SUPPLIED DATA:
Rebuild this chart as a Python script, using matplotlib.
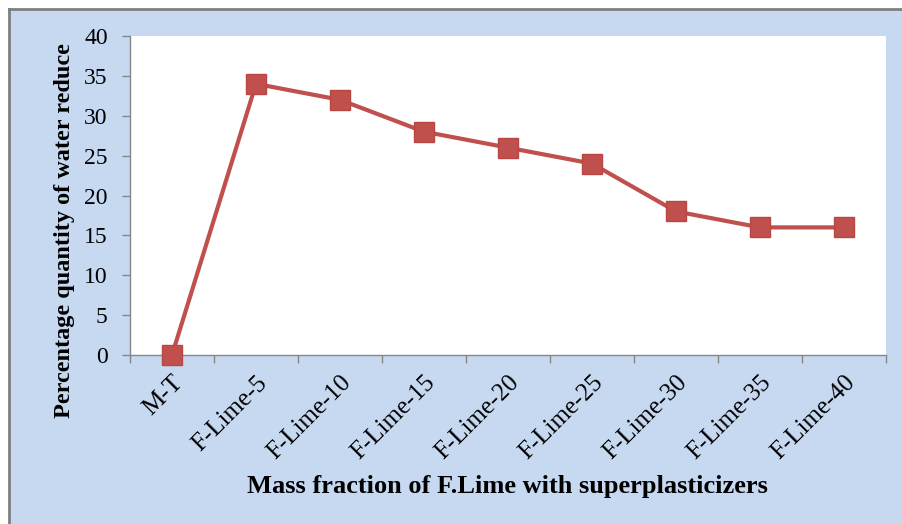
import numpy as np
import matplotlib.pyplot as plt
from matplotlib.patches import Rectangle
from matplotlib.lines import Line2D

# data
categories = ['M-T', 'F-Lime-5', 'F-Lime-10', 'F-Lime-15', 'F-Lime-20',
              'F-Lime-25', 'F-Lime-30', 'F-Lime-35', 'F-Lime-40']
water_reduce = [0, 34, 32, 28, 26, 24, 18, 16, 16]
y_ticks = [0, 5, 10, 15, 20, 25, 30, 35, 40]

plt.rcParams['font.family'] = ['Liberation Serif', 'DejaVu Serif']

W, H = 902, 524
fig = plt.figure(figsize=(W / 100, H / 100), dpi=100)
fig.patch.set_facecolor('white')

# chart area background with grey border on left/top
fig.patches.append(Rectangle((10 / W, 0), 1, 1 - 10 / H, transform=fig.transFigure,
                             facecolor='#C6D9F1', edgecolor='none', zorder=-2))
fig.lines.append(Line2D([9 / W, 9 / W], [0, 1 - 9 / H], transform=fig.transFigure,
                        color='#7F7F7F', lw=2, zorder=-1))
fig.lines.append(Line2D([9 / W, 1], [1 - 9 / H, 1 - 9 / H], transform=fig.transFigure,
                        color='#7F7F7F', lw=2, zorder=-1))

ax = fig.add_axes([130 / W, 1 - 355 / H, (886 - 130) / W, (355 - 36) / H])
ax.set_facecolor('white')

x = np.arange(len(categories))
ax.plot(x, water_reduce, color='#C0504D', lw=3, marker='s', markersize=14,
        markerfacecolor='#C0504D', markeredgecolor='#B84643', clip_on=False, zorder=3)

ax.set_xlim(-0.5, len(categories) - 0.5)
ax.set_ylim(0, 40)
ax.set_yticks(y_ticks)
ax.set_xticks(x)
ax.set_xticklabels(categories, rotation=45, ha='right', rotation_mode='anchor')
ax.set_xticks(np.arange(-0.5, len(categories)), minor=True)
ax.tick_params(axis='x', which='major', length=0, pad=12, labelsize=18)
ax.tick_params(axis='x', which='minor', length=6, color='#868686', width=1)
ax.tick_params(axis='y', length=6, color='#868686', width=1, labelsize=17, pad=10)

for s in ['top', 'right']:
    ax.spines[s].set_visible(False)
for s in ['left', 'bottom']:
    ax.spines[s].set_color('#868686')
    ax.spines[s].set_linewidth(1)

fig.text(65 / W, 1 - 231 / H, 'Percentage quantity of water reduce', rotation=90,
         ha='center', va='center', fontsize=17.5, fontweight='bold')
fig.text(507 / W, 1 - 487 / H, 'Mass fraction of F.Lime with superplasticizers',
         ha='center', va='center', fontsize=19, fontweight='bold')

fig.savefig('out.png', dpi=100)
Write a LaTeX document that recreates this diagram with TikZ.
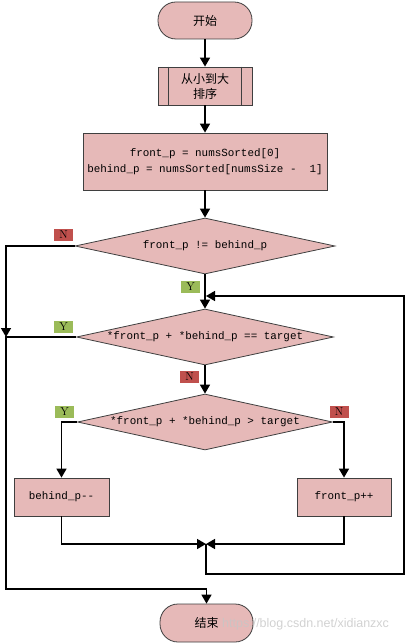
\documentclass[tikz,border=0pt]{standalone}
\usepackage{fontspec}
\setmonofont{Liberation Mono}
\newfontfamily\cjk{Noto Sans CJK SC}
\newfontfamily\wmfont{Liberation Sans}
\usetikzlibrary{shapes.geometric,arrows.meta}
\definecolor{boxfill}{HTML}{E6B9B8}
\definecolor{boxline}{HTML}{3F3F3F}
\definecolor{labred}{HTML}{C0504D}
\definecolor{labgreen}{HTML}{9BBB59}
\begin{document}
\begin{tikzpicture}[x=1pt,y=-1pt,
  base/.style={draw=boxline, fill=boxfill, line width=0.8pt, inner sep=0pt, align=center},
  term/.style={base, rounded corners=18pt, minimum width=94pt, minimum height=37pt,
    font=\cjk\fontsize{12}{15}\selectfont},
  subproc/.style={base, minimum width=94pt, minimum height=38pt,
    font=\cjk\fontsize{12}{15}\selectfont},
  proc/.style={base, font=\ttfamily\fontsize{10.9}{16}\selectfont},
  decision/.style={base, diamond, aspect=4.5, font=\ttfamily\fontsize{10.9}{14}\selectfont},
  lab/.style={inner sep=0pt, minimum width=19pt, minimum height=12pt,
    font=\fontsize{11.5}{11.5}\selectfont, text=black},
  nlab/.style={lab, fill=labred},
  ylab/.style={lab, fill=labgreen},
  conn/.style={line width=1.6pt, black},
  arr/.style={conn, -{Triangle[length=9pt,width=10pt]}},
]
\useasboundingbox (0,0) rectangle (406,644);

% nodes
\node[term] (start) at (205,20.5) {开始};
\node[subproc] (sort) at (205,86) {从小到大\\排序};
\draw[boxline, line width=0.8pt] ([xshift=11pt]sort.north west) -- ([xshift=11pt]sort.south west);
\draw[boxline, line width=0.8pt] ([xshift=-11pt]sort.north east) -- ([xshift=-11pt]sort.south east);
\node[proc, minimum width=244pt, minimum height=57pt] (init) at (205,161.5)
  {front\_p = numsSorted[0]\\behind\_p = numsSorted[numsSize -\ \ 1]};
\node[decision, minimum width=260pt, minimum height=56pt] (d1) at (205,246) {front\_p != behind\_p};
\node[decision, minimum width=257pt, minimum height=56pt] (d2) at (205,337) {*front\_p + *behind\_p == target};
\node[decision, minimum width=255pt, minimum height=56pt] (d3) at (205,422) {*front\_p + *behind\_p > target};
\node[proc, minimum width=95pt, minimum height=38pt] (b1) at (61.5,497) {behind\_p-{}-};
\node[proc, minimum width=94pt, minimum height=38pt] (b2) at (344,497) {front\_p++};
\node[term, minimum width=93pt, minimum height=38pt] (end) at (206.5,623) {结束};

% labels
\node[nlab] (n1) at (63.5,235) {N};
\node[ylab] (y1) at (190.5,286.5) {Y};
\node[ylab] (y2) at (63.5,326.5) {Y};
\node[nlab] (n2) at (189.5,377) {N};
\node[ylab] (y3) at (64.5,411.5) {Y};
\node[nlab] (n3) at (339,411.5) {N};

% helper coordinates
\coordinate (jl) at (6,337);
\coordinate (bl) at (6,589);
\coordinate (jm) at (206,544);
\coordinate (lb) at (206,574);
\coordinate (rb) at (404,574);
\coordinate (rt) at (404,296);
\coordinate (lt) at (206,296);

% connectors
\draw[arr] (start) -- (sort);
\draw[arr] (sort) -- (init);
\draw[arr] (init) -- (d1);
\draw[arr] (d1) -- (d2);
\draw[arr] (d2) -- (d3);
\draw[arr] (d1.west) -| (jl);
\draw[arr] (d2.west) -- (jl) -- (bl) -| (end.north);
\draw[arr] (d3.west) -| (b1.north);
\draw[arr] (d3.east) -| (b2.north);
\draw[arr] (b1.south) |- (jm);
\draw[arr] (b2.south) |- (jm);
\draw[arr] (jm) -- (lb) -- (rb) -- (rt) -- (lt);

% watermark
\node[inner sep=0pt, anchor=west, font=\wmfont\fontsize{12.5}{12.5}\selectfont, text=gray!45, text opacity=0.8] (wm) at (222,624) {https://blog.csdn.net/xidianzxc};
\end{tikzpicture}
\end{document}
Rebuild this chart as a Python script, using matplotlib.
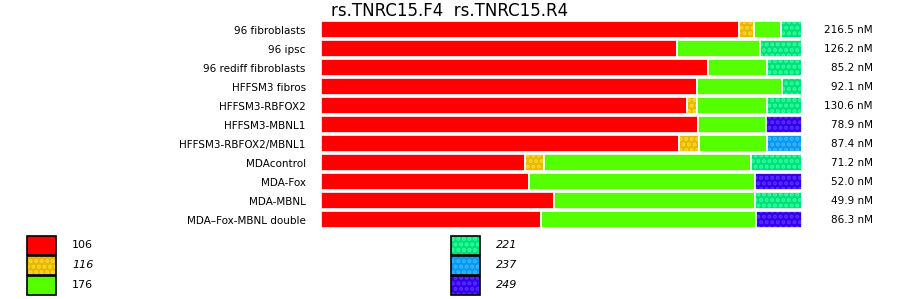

EXERCISE DESCRIPTION: Please give again the entries word for word, starting at the first line and ending with the line that contains "fig.patch.set_facecolor('white')"; include both of those lines but none of the pictures.

EXERCISE RESULT:
Rebuild this chart as a Python script, using matplotlib.
import numpy as np
import matplotlib.pyplot as plt
from matplotlib.patches import Rectangle
from matplotlib.lines import Line2D

# data
categories = ['M-T', 'F-Lime-5', 'F-Lime-10', 'F-Lime-15', 'F-Lime-20',
              'F-Lime-25', 'F-Lime-30', 'F-Lime-35', 'F-Lime-40']
water_reduce = [0, 34, 32, 28, 26, 24, 18, 16, 16]
y_ticks = [0, 5, 10, 15, 20, 25, 30, 35, 40]

plt.rcParams['font.family'] = ['Liberation Serif', 'DejaVu Serif']

W, H = 902, 524
fig = plt.figure(figsize=(W / 100, H / 100), dpi=100)
fig.patch.set_facecolor('white')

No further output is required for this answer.